NVIDIA / deepops

Tools for building GPU clusters
BSD 3-Clause "New" or "Revised" License
1.25k stars 326 forks source link

Maas Packer Can't Find EFI Partition to Load GRUB After Imaging with DGX 5.4 iso #1217

Closed kschlichter closed 1 year ago

kschlichter commented 2 years ago

My customer is trying to reimage their DGX A100 cluster to DGX OS 5.4. After pushing the image to the DGX A100 and rebooting, the system loads to a GRUB prompt. Manually loading the kernel works, but I can't find the documentation for pointing the Packer image at the right /efi partition to load the kernel for GRUB. I've seen a similar issue mentioned where a user was able to install DGX OS 5.0.5 and then update from there. My customer tried this, but reports that 5.0.5 failed as well, adding:

I see this in the dgs README, "TODO Next: * kernel parameters in MAAS (w/ tags)".
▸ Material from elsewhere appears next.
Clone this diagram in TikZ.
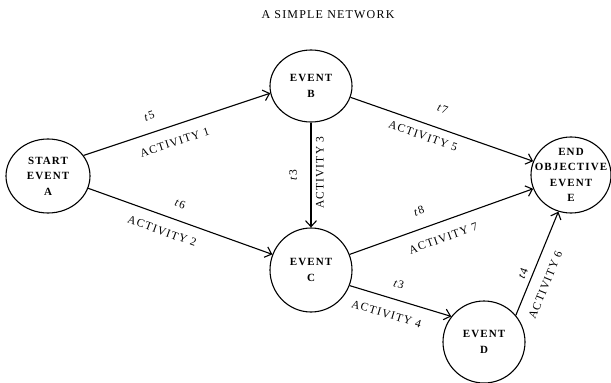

I can't seem to find any documents on this "TODO" for maas kernel parameters. Could this be the issue? Do you know of any documentation showing this?
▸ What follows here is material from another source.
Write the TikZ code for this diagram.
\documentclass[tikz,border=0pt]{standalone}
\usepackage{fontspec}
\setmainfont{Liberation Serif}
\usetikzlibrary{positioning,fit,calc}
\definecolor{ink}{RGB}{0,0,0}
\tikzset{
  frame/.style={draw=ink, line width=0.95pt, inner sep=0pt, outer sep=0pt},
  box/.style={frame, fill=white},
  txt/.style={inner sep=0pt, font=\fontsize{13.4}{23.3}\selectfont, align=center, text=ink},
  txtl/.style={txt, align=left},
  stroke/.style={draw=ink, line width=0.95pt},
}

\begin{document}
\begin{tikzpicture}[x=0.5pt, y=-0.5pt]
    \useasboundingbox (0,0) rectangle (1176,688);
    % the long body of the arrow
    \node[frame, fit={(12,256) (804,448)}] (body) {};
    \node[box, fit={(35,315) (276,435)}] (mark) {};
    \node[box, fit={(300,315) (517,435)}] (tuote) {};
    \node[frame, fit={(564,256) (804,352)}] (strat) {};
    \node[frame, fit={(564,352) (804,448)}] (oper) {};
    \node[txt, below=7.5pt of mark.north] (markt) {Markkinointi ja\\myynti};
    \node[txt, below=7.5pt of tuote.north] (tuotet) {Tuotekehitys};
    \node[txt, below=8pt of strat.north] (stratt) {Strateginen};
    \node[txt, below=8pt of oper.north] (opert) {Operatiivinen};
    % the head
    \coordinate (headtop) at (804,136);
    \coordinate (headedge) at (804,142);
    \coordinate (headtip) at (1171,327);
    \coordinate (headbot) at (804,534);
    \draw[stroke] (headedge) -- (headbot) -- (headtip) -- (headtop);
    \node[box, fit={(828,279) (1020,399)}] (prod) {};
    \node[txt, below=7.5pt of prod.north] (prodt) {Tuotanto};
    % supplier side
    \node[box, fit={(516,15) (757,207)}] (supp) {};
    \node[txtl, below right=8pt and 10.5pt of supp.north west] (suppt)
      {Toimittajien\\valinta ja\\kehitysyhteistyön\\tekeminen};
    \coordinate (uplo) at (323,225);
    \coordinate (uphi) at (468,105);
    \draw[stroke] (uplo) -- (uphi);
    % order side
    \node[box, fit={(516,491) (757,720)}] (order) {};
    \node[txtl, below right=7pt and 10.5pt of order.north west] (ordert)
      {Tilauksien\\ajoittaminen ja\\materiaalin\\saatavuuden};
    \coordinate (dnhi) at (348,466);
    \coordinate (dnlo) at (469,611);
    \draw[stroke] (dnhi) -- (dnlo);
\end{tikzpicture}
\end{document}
The original text is below:

I was able to build and use the image with Maas. The packer image seems to want to use /efi/boot/grub64.efi after the installation, but this doesn't exist (see attached image), which then loads me to the grub command shell.

Looks like /efi is on a separate partition

I can load it manually using:

set root=(md/0)

set prefix=(md/0)/boot/grub

insmod normal

normal

This will then allow me to select the DGX os and boot up to finish a "successful" maas deployment.

I'm sure i can figure a way to "jimmy rig" this to work, but thought I would throw it y'alls way to see if you have a quick and easy solution before i custom your already custom packer image.

biocyberman commented 2 years ago

We are also impacted by this issue.

github-actions[bot] commented 1 year ago

This issue is stale because it has been open for 60 days with no activity. Please update the issue or it will be closed in 7 days.